As previously disclosed on Form 8-K dated July 25, 2011, in the legal matter styled as Ray Balestri, Trustee of the Hallwood Energy I Creditors’ Trust, as successor in interest to Hallwood Energy, L.P., Plaintiffs and FEI Shale L.P. and Hall Phoenix/Inwood Ltd., Plaintiffs in Intervention vs. The Hallwood Group Incorporated, Defendant; Adversary No. 09-03082-SGJ, the court issued Proposed Findings of Fact, Conclusions of Law and Judgment Awarding Various Monetary Damages (the “Proposed Findings”) proposing damages be awarded against the Company totaling approximately $18.7 million plus prejudgment and postjudgment interest and attorneys’ fees as may be requested and awarded pursuant to a subsequent motion. The Proposed Findings (including the awards) are not final. Any of the parties may object to the Proposed Findings to the United States District Court, which will then review the portions to which objections have been raised on a de novo basis. The Company intends to object to the Proposed Findings and will vigorously defend against the entry of any final judgment.
As a result of the Proposed Findings, the Company believes that for accounting purposes it is probable that a liability has been incurred and that an estimate of the amount of the loss for accounting purposes may be made.

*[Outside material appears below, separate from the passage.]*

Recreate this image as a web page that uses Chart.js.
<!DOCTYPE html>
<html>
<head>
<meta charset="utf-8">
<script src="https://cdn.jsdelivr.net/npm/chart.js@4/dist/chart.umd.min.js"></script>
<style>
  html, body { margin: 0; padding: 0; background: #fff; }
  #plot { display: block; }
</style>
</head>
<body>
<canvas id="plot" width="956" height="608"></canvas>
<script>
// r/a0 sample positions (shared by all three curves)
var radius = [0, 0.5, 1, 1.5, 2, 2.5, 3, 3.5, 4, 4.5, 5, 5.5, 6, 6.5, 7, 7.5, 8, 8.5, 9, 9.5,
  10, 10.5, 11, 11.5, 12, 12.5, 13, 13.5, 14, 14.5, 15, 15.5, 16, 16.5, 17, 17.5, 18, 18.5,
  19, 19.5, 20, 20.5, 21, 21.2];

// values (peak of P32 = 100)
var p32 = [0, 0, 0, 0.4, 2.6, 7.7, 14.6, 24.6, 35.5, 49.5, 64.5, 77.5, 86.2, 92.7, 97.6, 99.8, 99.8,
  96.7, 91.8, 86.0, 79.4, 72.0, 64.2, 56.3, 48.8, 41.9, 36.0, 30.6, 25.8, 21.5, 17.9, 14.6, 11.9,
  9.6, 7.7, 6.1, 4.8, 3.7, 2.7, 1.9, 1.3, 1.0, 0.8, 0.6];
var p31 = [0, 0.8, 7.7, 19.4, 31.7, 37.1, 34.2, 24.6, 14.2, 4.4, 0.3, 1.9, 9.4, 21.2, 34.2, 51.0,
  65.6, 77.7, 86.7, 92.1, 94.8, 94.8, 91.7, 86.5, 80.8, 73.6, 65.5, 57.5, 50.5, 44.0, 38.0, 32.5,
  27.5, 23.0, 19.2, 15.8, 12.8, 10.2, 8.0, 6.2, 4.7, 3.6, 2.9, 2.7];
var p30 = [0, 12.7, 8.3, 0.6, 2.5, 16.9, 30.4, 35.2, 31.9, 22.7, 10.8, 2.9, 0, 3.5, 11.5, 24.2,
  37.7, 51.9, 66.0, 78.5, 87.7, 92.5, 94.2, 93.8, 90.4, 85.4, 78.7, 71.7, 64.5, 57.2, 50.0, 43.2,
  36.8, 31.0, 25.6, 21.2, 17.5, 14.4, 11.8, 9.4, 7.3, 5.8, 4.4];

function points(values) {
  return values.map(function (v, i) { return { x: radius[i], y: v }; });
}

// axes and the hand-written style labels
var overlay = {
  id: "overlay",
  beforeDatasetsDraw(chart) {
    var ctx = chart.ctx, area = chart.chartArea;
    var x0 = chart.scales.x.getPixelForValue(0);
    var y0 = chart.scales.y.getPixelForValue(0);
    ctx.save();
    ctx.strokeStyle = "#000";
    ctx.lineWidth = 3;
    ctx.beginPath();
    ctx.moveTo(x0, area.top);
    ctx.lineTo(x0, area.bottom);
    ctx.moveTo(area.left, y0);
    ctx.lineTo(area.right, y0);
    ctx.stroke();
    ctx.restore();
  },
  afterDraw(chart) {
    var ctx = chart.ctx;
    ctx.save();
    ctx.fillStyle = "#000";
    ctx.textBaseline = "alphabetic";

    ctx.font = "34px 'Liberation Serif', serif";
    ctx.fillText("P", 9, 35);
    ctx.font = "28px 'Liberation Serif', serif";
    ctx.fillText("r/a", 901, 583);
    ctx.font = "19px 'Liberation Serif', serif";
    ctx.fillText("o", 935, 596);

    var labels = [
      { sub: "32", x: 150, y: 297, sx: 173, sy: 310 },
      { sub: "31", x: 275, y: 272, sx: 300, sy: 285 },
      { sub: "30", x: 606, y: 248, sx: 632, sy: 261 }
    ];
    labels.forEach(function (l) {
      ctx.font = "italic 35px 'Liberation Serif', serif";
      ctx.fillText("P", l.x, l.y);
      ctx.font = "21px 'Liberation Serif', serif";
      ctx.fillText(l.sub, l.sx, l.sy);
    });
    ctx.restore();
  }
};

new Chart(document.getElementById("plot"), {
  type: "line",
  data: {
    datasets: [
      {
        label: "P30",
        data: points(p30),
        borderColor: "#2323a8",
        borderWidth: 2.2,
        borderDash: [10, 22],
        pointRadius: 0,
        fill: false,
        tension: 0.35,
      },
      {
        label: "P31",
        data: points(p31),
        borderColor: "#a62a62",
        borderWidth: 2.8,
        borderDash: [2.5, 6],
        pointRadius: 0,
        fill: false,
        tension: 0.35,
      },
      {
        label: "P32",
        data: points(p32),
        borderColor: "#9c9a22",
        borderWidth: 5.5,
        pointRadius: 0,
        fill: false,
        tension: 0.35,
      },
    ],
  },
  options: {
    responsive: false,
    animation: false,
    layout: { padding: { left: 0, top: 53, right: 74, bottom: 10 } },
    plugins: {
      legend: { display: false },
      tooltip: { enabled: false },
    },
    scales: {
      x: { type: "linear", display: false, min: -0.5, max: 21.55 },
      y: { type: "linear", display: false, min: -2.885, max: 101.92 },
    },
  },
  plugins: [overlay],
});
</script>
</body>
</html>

Accordingly, taking into consideration available objections to the Proposed Findings, the Company has reserved $7.5 million at June 30, 2011. This noncash, accrued reserve of $7.5 million is reported in the Company’s balance sheet under “Hallwood Energy matters - Litigation reserve”, in addition to the $3.2 million that was previously recorded in connection with the Equity Support Agreement, for a total reserve of $10.7 million at June 30, 2011. This reserve amount has been established in consultation with the Company’s litigation counsel in the Hallwood Energy litigation, based on their best judgment of the probabilities of success related to, among other factors, the potential objections to the Proposed Findings. However, the actual results of litigation cannot be predicted with any certainty and the amount of liability to the Company may exceed any estimates or reserves.

 


 

Following is a comparison of results for the 2011 and 2010 periods:
Operating Income (Loss). The operating income (loss) for the 2011 and 2010 second quarters was ($5.2) million and $7.6 million, respectively. For the 2011 and 2010 six month periods ended June 30, 2011 and 2010, operating income (loss) was ($6.8) million and $15.8 million, respectively.
The decreases in revenue in the 2011 periods were principally due to a decrease in sales of specialty fabric to U.S. military contractors as a result of decreases in orders from the military to Brookwood’s customers, partially offset by increased sales in its other market segments. Sales of specialty fabric to U.S. military contractors of $20.2 million and $30.4 million in the 2011 second quarter and six month periods, respectively, decreased from the 2010 sales of $35.3 million and $70.0 million, respectively. The military sales represented 55.1% and 47.9% of total sales for the 2011 second quarter and six month periods, compared to 73.6% and 73.6% for the 2010 periods, respectively. Military sales have historically been cyclical in nature.
Other Income (Loss). Other income (loss) consists of interest expense and interest and other income. For the 2011 and 2010 second quarters, other income (loss) was ($10,000) and ($52,000), respectively. For the six months ended June 30, 2011 and 2010, other income (loss) was ($19,000) and ($112,000), respectively.
Income Tax Expense (Benefit). For the 2011 second quarter, the income tax benefit was $1.7 million, which included a current federal tax expense of $780,000, a noncash deferred federal tax benefit of $2.6 million, and a state tax expense of $114,000. For the 2010 second quarter, the income tax expense was $2.7 million, which included a current federal tax expense of $2.4 million and a state tax expense of $282,000.
For the six months ended June 30, 2011, the income tax benefit was $2.3 million, which included a current federal tax expense of $190,000, a noncash deferred federal tax benefit of $2.6 million and a state tax expense of $120,000. For the six months ended June 30, 2010, income tax expense was $5.6 million, which included current federal tax expense of $5.0 million and current state tax expense of $595,000.
For further information on factors that could impact the Company and statements contained in this press release, reference should be made to the Company’s filings with the Securities and Exchange Commission, including quarterly reports on Forms 10-Q, current reports on Form 8-K and annual reports on Form 10-K. You can access such filings at http://www.sec.gov.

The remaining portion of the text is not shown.